Livedrive is an online cloud backup and sync storage service owned by j2 Global. The company provides users with unlimited backup space and 2,000 GB or more of sync storage. Livedrive enables users to access their data from mobile phones and tablets. Currently Livedrive has apps for iOS, Android, Windows, macOS and ChromeOS.

== History ==
Livedrive was founded in late 2008 by Andrew Michael. Another investor in the company was Nicholas Cowell.

In October 2009 Livedrive entered into the US marketplace via a distribution agreement with Lifeboat Distribution - an international speciality software distribution for security, application lifecycle, and virtualization and network infrastructure products.

In April 2011, Livedrive created an April Fools' video which falsely stated that the company was storing files on paper using QR codes. The story was picked up by several press sources as a true story, including CBS's Money Watch.

On February 10, 2014, Livedrive was purchased by j2 Global.

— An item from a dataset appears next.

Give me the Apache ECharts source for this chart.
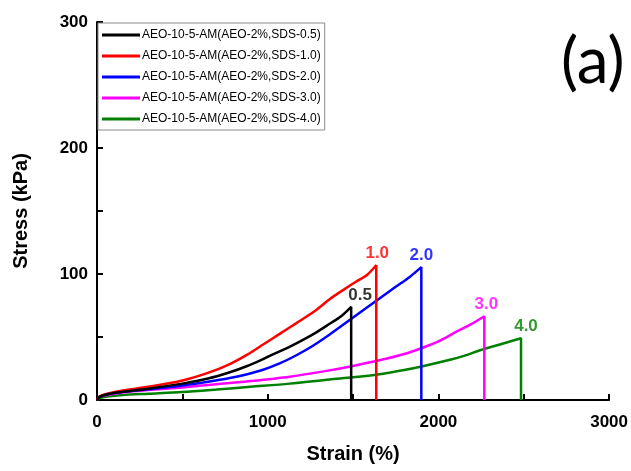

Livedrive is part of j2's Business Cloud Services division, which includes eFax, eVoice, Fusemail, Campaigner, and KeepITsafe.

After shutting down hundreds of user accounts for “excessive bandwidth/storage”, Livedrive was reported in August 2014 to be facing legal action from discontented customers.

==Media streaming==
In September 2010, Livedrive added personal music and movie streaming to their accounts. This gave users the ability to listen to their own music collections or watch their movies on a remote computer, with transcoding handled by Livedrive. The company also gave users FTP access and unlimited versioning.